Small Percentages, Big Outcomes

Compounding sounds like a mathematical concept reserved for investors. In reality, it shapes everyday life.

Saving 5% consistently for ten years is more powerful than saving 25% for one year in panic. Investing modest amounts early matters more than investing large amounts late. Avoiding small high-interest debts often saves more than chasing risky high returns.

Financial outcomes are rarely about dramatic moves. They are about repetition.

Money rewards consistency far more than intensity.


Financial Conversations We Avoid

In many cultures, money is either a source of pride or shame — rarely neutral. We hesitate to discuss salaries. We avoid talking about debt. We feel uncomfortable negotiating.

But silence does not protect us. It isolates us.

Open conversations — with partners, family, even trusted friends — create clarity. They reduce assumptions. They prevent resentment. They turn money from a hidden tension into a shared responsibility.

Financial maturity is not just about numbers. It’s about communication.


Designing a Personal Money Philosophy

At some point, spreadsheets stop being enough. What matters more is your philosophy.

Do you value security above freedom? Or freedom above security? Are you saving to retire early, to travel more, to support family, to build something bigger than yourself?

Without a philosophy, money decisions feel random. With one, even trade-offs make sense.

There is no universal formula for financial success. But there is always a personal one.

Money is not simply something we earn and spend. It is a tool that amplifies our priorities. The clearer we are about those priorities, the more quietly — and effectively — money begins to work for us.


The Pressure of Comparison

One of the most underestimated financial forces is comparison. Social media has turned lifestyles into highlight reels. Vacations look constant. Homes look flawless. Achievements appear back-to-back.

It becomes easy to measure your life against someone else’s curated moments.

Comparison quietly reshapes spending. You upgrade not because you need to, but because you don’t want to feel behind. You stretch your budget to match a perception. And often, that perception is incomplete.

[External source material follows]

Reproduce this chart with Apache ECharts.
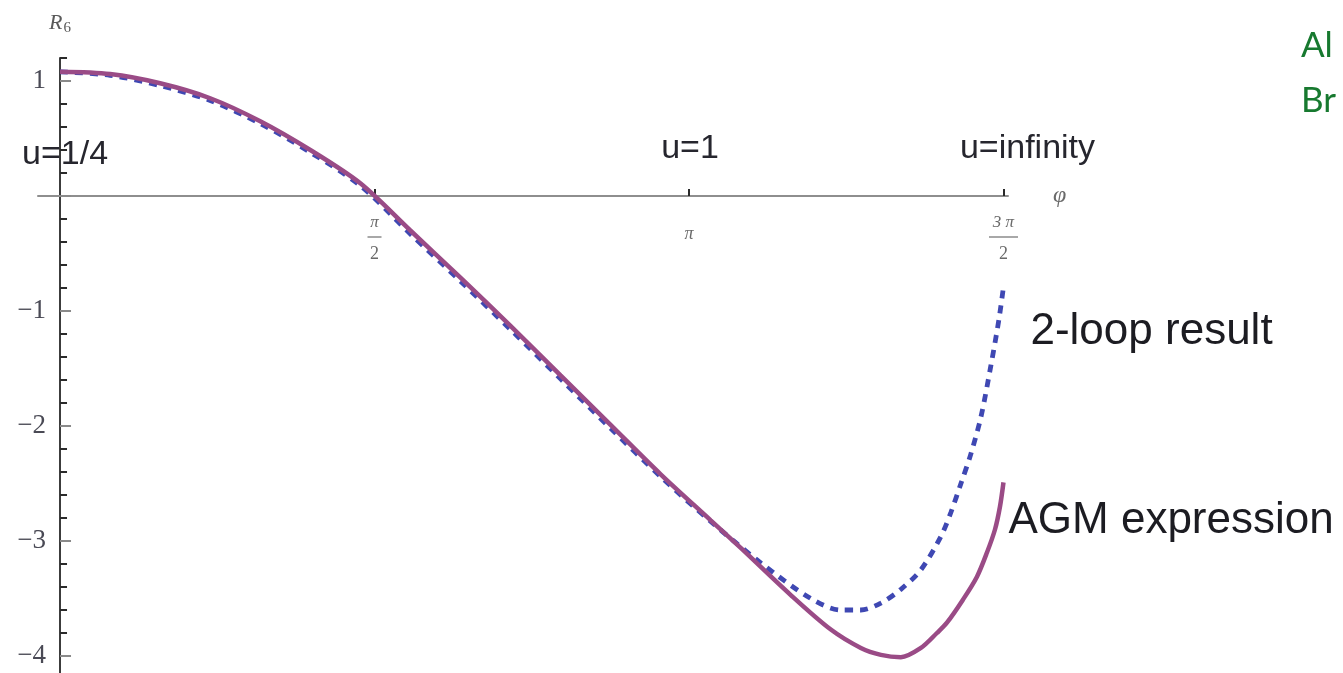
<!DOCTYPE html>
<html>
<head>
<meta charset="utf-8">
<title>R6 remainder function: 2-loop result vs AGM expression</title>
<script src="https://cdn.jsdelivr.net/npm/echarts@6/dist/echarts.min.js"></script>
<style>
  html, body { margin: 0; padding: 0; background: #ffffff; }
  #chart { width: 1343px; height: 673px; }
</style>
</head>
<body>
<div id="chart"></div>
<script>
// Remainder function R6 along the phase phi (radians)
const phiAgm = [0, 0.25, 0.5, 0.75, 1.0, 1.25, 1.5, 1.75, 2.0, 2.25, 2.5, 2.75, 3.0, 3.25,
                3.4, 3.65, 3.85, 4.0, 4.1, 4.2, 4.3, 4.38, 4.43, 4.51, 4.58, 4.63, 4.67, 4.695, 4.7124];
const agmValues = [1.08, 1.06, 0.98, 0.85, 0.65, 0.40, 0.11, -0.30, -0.71, -1.13, -1.56, -1.99, -2.42, -2.82,
                   -3.06, -3.47, -3.77, -3.93, -3.99, -4.01, -3.93, -3.80, -3.71, -3.51, -3.31, -3.10, -2.90, -2.70, -2.49];

const phiLoop = [0, 0.25, 0.5, 0.75, 1.0, 1.25, 1.5, 1.75, 2.0, 2.25, 2.5, 2.75, 3.0, 3.25,
                 3.5, 3.75, 3.9, 4.0, 4.1, 4.2, 4.3, 4.4, 4.45, 4.5, 4.55, 4.6, 4.65, 4.69, 4.7124];
const loopValues = [1.08, 1.05, 0.96, 0.83, 0.63, 0.38, 0.09, -0.33, -0.74, -1.16, -1.59, -2.02, -2.44, -2.83,
                    -3.19, -3.50, -3.60, -3.60, -3.54, -3.42, -3.25, -2.96, -2.75, -2.50, -2.24, -1.92, -1.47, -1.07, -0.79];

// phi ticks and their fraction labels [numerator, denominator]
const xTicks = [Math.PI / 2, Math.PI, 3 * Math.PI / 2];
const xTickLabels = [['π', '2'], ['π', ''], ['3 π', '2']];

// R6 ticks: labelled integers and the finer steps between them
const yMajorTicks = [-4, -3, -2, -1, 0, 1];

// kinematic points u along the phi axis
const uLabels = ['u=1/4', 'u=1', 'u=infinity'];
const uPhi = [0, Math.PI, 3 * Math.PI / 2];

const seriesNames = ['2-loop result', 'AGM expression'];
const sideNotes = ['Al', 'Br'];

const SANS = "'Liberation Sans', Arial, sans-serif";
const SERIF = "'Liberation Serif', 'Times New Roman', serif";

// plot frame: phi from -0.11 to 4.735, R6 from -4.2 to 1.2
const X_MIN = -0.11, X_MAX = 4.735, Y_MIN = -4.2, Y_MAX = 1.2;
const GRID = { left: 38, right: 335, top: 58, bottom: -6 };
const W = 1343, H = 673;
const plotW = W - GRID.left - GRID.right;
const plotH = H - GRID.top - GRID.bottom;
// shift the axes so they cross at the origin
const yZeroFromBottom = (0 - Y_MIN) / (Y_MAX - Y_MIN) * plotH;
const xZeroFromLeft = (0 - X_MIN) / (X_MAX - X_MIN) * plotW;

const chart = echarts.init(document.getElementById('chart'), null, { renderer: 'canvas' });

function xLabel(v) {
  for (let i = 0; i < xTicks.length; i++) {
    if (Math.abs(v - xTicks[i]) < 1e-6) {
      const [num, den] = xTickLabels[i];
      if (!den) return '{p|' + num + '}';
      return '{n|' + num + '}\n{' + (num.length > 1 ? 'bw' : 'bn') + '| }\n{d|' + den + '}';
    }
  }
  return '';
}

function yLabel(v) {
  const r = Math.round(v);
  if (Math.abs(v - r) > 1e-6 || r === 0) return '';
  return r < 0 ? '\u2212' + (-r) : String(r);
}

const toPairs = (xs, ys) => xs.map((x, i) => [x, ys[i]]);

chart.setOption({
  animation: false,
  backgroundColor: '#ffffff',
  grid: Object.assign({ outerBoundsMode: 'none', containLabel: false }, GRID),
  xAxis: {
    type: 'value',
    min: X_MIN,
    max: X_MAX,
    offset: -yZeroFromBottom,
    splitLine: { show: false },
    axisLine: { show: true, onZero: false, lineStyle: { color: '#8e8e8e', width: 2 } },
    axisTick: { show: true, inside: true, length: 7, customValues: xTicks,
                lineStyle: { color: '#2a2a2a', width: 2 } },
    axisLabel: {
      customValues: xTicks,
      margin: 18,
      formatter: xLabel,
      rich: {
        n: { fontFamily: SERIF, fontStyle: 'italic', fontSize: 17, color: '#6a6a6a', lineHeight: 17, align: 'center' },
        d: { fontFamily: SERIF, fontSize: 18, color: '#6a6a6a', lineHeight: 22, align: 'center' },
        p: { fontFamily: SERIF, fontStyle: 'italic', fontSize: 18, color: '#6a6a6a', lineHeight: 40, align: 'center' },
        bn: { width: 14, height: 2, lineHeight: 12, backgroundColor: '#a8a8a8', verticalAlign: 'middle', align: 'center' },
        bw: { width: 29, height: 2, lineHeight: 12, backgroundColor: '#a8a8a8', verticalAlign: 'middle', align: 'center' }
      }
    },
    name: 'φ',
    nameLocation: 'end',
    nameGap: 45,
    nameTextStyle: { fontFamily: SERIF, fontStyle: 'italic', fontSize: 24, color: '#6a6a6a',
                     verticalAlign: 'middle', padding: [10, 0, 0, 0] }
  },
  yAxis: [
    {
      type: 'value',
      position: 'left',
      min: Y_MIN,
      max: Y_MAX,
      interval: 0.2,
      offset: -xZeroFromLeft,
      splitLine: { show: false },
      axisLine: { show: true, onZero: false, lineStyle: { color: '#3c3c3c', width: 2 } },
      axisTick: { show: true, inside: true, length: 7, lineStyle: { color: '#2a2a2a', width: 2 } },
      axisLabel: { margin: 14, formatter: yLabel, fontFamily: SERIF, fontSize: 27, color: '#4a4a55' },
      name: '{r|R}{s|6}',
      nameLocation: 'end',
      nameGap: 22,
      nameTextStyle: {
        rich: {
          r: { fontFamily: SERIF, fontStyle: 'italic', fontSize: 22, color: '#5a5a5a' },
          s: { fontFamily: SERIF, fontSize: 15, color: '#5a5a5a', padding: [10, 0, 0, 1] }
        }
      }
    },
    {
      // longer ticks at the integers
      type: 'value',
      position: 'left',
      min: Y_MIN,
      max: Y_MAX,
      offset: -xZeroFromLeft,
      splitLine: { show: false },
      axisLine: { show: false },
      axisLabel: { show: false },
      axisTick: { show: true, inside: true, length: 11, customValues: yMajorTicks,
                  lineStyle: { color: '#8a8a8a', width: 2 } }
    }
  ],
  series: [
    {
      name: seriesNames[0],
      type: 'line',
      data: toPairs(phiLoop, loopValues),
      smooth: 0.3,
      showSymbol: false,
      symbol: 'none',
      clip: false,
      z: 2,
      lineStyle: { color: '#3f48b3', width: 4.8, type: [8, 7], cap: 'butt' },
      endLabel: {
        show: true,
        formatter: seriesNames[0],
        distance: 5,
        offset: [22, 45],
        fontFamily: SANS,
        fontSize: 44,
        color: '#1c1c22'
      }
    },
    {
      name: seriesNames[1],
      type: 'line',
      data: toPairs(phiAgm, agmValues),
      smooth: 0.3,
      showSymbol: false,
      symbol: 'none',
      clip: false,
      z: 3,
      lineStyle: { color: '#9a4b86', width: 4.5 },
      endLabel: {
        show: true,
        formatter: seriesNames[1],
        distance: 5,
        offset: [0, 39],
        fontFamily: SANS,
        fontSize: 44,
        color: '#1c1c22'
      }
    }
  ]
});

// u markers above the phi axis, placed from the axis scale
const uOffsets = [[-38, -41, 'left'], [1, -47, 'center'], [24, -47, 'center']];
const uGraphics = uLabels.map((t, i) => {
  const p = chart.convertToPixel({ gridIndex: 0 }, [uPhi[i], 0]);
  return {
    type: 'text',
    x: p[0] + uOffsets[i][0],
    y: p[1] + uOffsets[i][1],
    z: 10,
    style: {
      text: t,
      font: "34px 'Liberation Sans', Arial, sans-serif",
      fill: '#26262e',
      align: uOffsets[i][2],
      verticalAlign: 'middle'
    }
  };
});

const noteGraphics = sideNotes.map((t, i) => ({
  type: 'text',
  x: 1301,
  y: 46 + i * 55,
  z: 10,
  style: {
    text: t,
    font: "35px Lato, 'Open Sans', sans-serif",
    fill: '#17792f',
    align: 'left',
    verticalAlign: 'middle'
  }
}));

chart.setOption({ graphic: uGraphics.concat(noteGraphics) });
</script>
</body>
</html>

Financial peace requires a private definition of success. The less your spending is influenced by someone else’s timeline, the more stable your own becomes.


Debt: Tool or Trap?

Debt is not inherently bad. A mortgage can build long-term security. A business loan can create opportunity. Education financing can expand earning power.

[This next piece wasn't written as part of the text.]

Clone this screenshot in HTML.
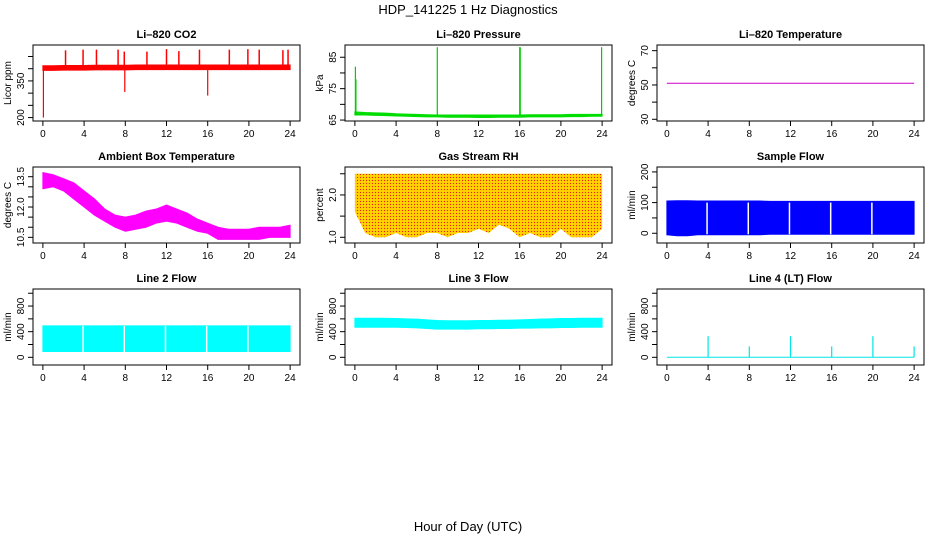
<!DOCTYPE html>
<html><head><meta charset="utf-8"><style>
html,body{margin:0;padding:0;background:#fff;}
svg{display:block;font-family:"Liberation Sans",Helvetica,sans-serif;}
</style></head><body>
<svg id="c" width="936" height="540" viewBox="0 0 936 540">
<defs>
<pattern id="rhpat" width="3" height="3" patternUnits="userSpaceOnUse">
<rect width="3" height="3" fill="#ffc800"/><rect width="1" height="1" fill="#f02010"/><rect x="1.5" y="1.5" width="1" height="1" fill="#ffee00"/>
</pattern>
</defs>
<text x="468" y="14" font-size="13" text-anchor="middle">HDP_141225  1 Hz Diagnostics</text>
<text x="468" y="531" font-size="13" text-anchor="middle">Hour of Day (UTC)</text>
</svg>
<script>
// ---- data ----
const hours = [0,1,2,3,4,5,6,7,8,9,10,11,12,13,14,15,16,17,18,19,20,21,22,23,24];
const xTicks = [0,4,8,12,16,20,24];
const co2Lo = [393,393,394,394,394,395,395,395,395,396,396,396,396,396,396,396,396,396,396,396,396,396,396,396,396];
const co2Hi = [412,412,413,413,413,414,414,414,414,415,415,415,415,415,415,415,415,415,415,415,415,415,415,415,415];
const co2SpikeHours = [2.2,3.9,5.2,7.3,7.9,10.1,12.0,13.2,15.2,18.1,19.9,21.0,23.3,23.8];
const co2SpikeVals = [475,478,478,478,470,470,480,472,478,478,480,478,476,478];
const co2DipHours = [0.05,7.95,16.0];
const co2DipVals = [200,305,290];
const presLo = [66.6,66.6,66.5,66.4,66.3,66.2,66.1,66.0,66.0,65.9,65.9,65.9,65.8,65.8,65.9,65.9,65.9,66.0,66.0,66.0,66.0,66.1,66.1,66.2,66.2];
const presHi = [67.6,67.4,67.3,67.2,67.0,66.9,66.8,66.7,66.6,66.6,66.6,66.6,66.6,66.6,66.6,66.6,66.6,66.7,66.7,66.7,66.7,66.8,66.8,66.8,66.8];
const presSpikeHours = [0.05,0.1,8.0,16.0,16.05,23.95];
const presSpikeVals = [82,78,88.2,88.2,88.2,88.2];
const tempVals = [51,51,51,51,51,51,51,51,51,51,51,51,51,51,51,51,51,51,51,51,51,51,51,51,51];
const ambLo = [12.9,13.0,12.8,12.4,12.0,11.6,11.3,11.0,10.8,10.9,11.0,11.2,11.3,11.2,11.0,10.8,10.7,10.4,10.4,10.4,10.4,10.4,10.5,10.5,10.5];
const ambHi = [13.7,13.6,13.4,13.2,12.8,12.4,11.9,11.6,11.5,11.6,11.8,11.9,12.1,11.9,11.7,11.4,11.2,11.0,10.9,10.9,10.9,11.0,11.0,11.0,11.1];
const rhLo = [1.6,1.1,1.0,1.0,1.1,1.0,1.0,1.1,1.1,1.0,1.1,1.1,1.2,1.1,1.3,1.2,1.0,1.1,1.0,1.0,1.2,1.0,1.0,1.0,1.2];
const rhHi = [2.5,2.5,2.5,2.5,2.5,2.5,2.5,2.5,2.5,2.5,2.5,2.5,2.5,2.5,2.5,2.5,2.5,2.5,2.5,2.5,2.5,2.5,2.5,2.5,2.5];
const sfLo = [-5,-8,-8,-5,-5,-5,-5,-5,-5,-5,-3,-3,-3,-3,-3,-3,-3,-3,-3,-3,-3,-3,-3,-3,-3];
const sfHi = [105,106,106,105,105,105,105,105,105,105,104,104,104,104,104,104,104,104,104,104,104,104,104,104,104];
const gapHours = [3.9,7.9,11.9,15.9,19.9];
const l2Lo = [90,90,90,90,90,90,90,90,90,90,90,90,90,90,90,90,90,90,90,90,90,90,90,90,90];
const l2Hi = [490,490,490,490,490,490,490,490,490,490,490,490,490,490,490,490,490,490,490,490,490,490,490,490,490];
const l3Lo = [470,470,470,470,470,465,460,450,440,440,440,440,445,445,450,450,455,455,460,460,465,465,470,470,470];
const l3Hi = [610,610,610,608,605,600,595,585,575,570,570,570,575,575,578,580,585,590,595,600,605,605,610,610,610];
const l4SpikeHours = [4,8,12,16,20,24];
const l4SpikeVals = [330,170,330,170,330,170];
const l4Base = [0,0,0,0,0,0,0,0,0,0,0,0,0,0,0,0,0,0,0,0,0,0,0,0,0];

const NS = "http://www.w3.org/2000/svg";
const svg = document.getElementById('c');
const colL = [33,345,657], rowT = [45,167,289], BW = 267, BH = 76;
function el(tag, attrs, parent){ const e=document.createElementNS(NS,tag); for(const k in attrs) e.setAttribute(k,attrs[k]); (parent||svg).appendChild(e); return e; }

function panel(col,row,title,ylab,ylim,yTicks,yLabels,name){
  const L=colL[col], T=rowT[row];
  const g=el('g',{});
  
  
  const xs = h => L + BW*(h+0.96)/25.92;
  const ys = v => T + BH - BH*(v-ylim[0])/(ylim[1]-ylim[0]);
  const t=el('text',{x:L+BW/2,y:T-7,'font-size':11,'font-weight':'bold','text-anchor':'middle'},g); t.textContent=title;
  
  
  const plot=el('g',{},g);
  
  
  const box=el('rect',{x:L,y:T,width:BW,height:BH,fill:'none',stroke:'#000','stroke-width':1},g);
  
  
  const xa=el('g',{},g);
  
  
  xTicks.forEach(h=>{ const x=xs(h);
    el('line',{x1:x,x2:x,y1:T+BH,y2:T+BH+5,stroke:'#000'},xa);
    const tx=el('text',{x:x,y:T+BH+16,'font-size':10,'text-anchor':'middle'},xa); tx.textContent=h; });
  const ya=el('g',{},g);
  
  
  yTicks.forEach((v,i)=>{ const y=ys(v);
    el('line',{x1:L,x2:L-5,y1:y,y2:y,stroke:'#000'},ya);
    if(yLabels[i]!==''){ const tx=el('text',{x:L-9,y:y,'font-size':10,'text-anchor':'middle',transform:`rotate(-90 ${L-9} ${y})`},ya); tx.textContent=yLabels[i]; }});
  const yl=el('text',{x:L-22,y:T+BH/2,'font-size':10,'text-anchor':'middle',transform:`rotate(-90 ${L-22} ${T+BH/2})`},g); yl.textContent=ylab;
  
  
  return {xs,ys,plot,L,T};
}
function band(p,lo,hi,fill){
  let d='';
  hours.forEach((h,i)=>{ d+=(i?'L':'M')+p.xs(h)+' '+p.ys(hi[i]); });
  for(let i=hours.length-1;i>=0;i--) d+='L'+p.xs(hours[i])+' '+p.ys(lo[i]);
  const e=el('path',{d:d+'Z',fill:fill,stroke:fill==='url(#rhpat)'?'none':fill,'stroke-width':1},p.plot);
  
  
}
function spikes(p,hs,vs,base,color,w){
  hs.forEach((h,i)=>{ const e=el('line',{x1:p.xs(h),x2:p.xs(h),y1:p.ys(base),y2:p.ys(vs[i]),stroke:color,'stroke-width':w||1.5},p.plot);
    
     });
}
function gaps(p,lo,hi){
  gapHours.forEach(h=>{ const e=el('line',{x1:p.xs(h),x2:p.xs(h),y1:p.ys(lo)+1,y2:p.ys(hi),stroke:'#fff','stroke-width':1.5},p.plot);
    
     });
}
function line(p,vals,color){
  const e=el('polyline',{points:hours.map((h,i)=>p.xs(h)+','+p.ys(vals[i])).join(' '),fill:'none',stroke:color,'stroke-width':1},p.plot);
  
  
}

let p=panel(0,0,'Li\u2013820 CO2','Licor ppm',[186,497],[200,250,300,350,400,450],['200','','','350','','']);
band(p,co2Lo,co2Hi,'#ff0000');
spikes(p,co2SpikeHours,co2SpikeVals,400,'#ff0000',1.5);
spikes(p,co2DipHours,co2DipVals,400,'#ff0000',1.2);
p=panel(1,0,'Li\u2013820 Pressure','kPa',[64.7,88.9],[65,70,75,80,85],['65','','75','','85']);
band(p,presLo,presHi,'#00dd00');
spikes(p,presSpikeHours,presSpikeVals,66.5,'#00cc00',1.2);
p=panel(2,0,'Li\u2013820 Temperature','degrees C',[29.0,73.3],[30,40,50,60,70],['30','','50','','70']);
line(p,tempVals,'#cc00cc');
p=panel(0,1,'Ambient Box Temperature','degrees C',[10.22,13.98],[10.5,11,11.5,12,12.5,13,13.5],['10.5','','','12.0','','','13.5']);
band(p,ambLo,ambHi,'#ff00ff');
p=panel(1,1,'Gas Stream RH','percent',[0.865,2.66],[1.0,1.5,2.0,2.5],['1.0','','2.0','']);
band(p,rhLo,rhHi,'url(#rhpat)');
p=panel(2,1,'Sample Flow','ml/min',[-31.7,216],[0,50,100,150,200],['0','','100','','200']);
band(p,sfLo,sfHi,'#0000ff');
gaps(p,0,100);
p=panel(0,2,'Line 2 Flow','ml/min',[-120,1066],[0,200,400,600,800,1000],['0','','400','','800','']);
band(p,l2Lo,l2Hi,'#00ffff');
gaps(p,90,490);
p=panel(1,2,'Line 3 Flow','ml/min',[-120,1066],[0,200,400,600,800,1000],['0','','400','','800','']);
band(p,l3Lo,l3Hi,'#00ffff');
p=panel(2,2,'Line 4 (LT) Flow','ml/min',[-120,1066],[0,200,400,600,800,1000],['0','','400','','800','']);
line(p,l4Base,'#00e5e5');
spikes(p,l4SpikeHours,l4SpikeVals,0,'#00e5e5',1.2);
</script>
</body></html>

But debt becomes dangerous when it funds lifestyle rather than growth.

The difference lies in return. Does the debt increase your future earning capacity or stability? Or does it simply bring future expenses into the present?

High-interest consumer debt often creates stress that compounds faster than money grows. The emotional weight of owing can quietly shape decisions — pushing you toward urgency instead of intention.

Understanding debt as a strategic tool, rather than an emotional shortcut, changes how and when you use it.


Time Is the Real Currency

We talk about money as if it is the ultimate resource. In reality, time is.

Money can be earned back. Time cannot.

Every financial decision is, in some way, an exchange of time. The hours you work. The years you save. The retirement you plan for. Even convenience purchases are often trades — money in exchange for time saved.

The deeper question becomes: are your financial choices buying you meaningful time, or just temporary relief?

When money decisions align with how you want to spend your life — not just how you want to look — finances become less stressful and more purposeful.

And perhaps that is the quiet shift most of us are really searching for.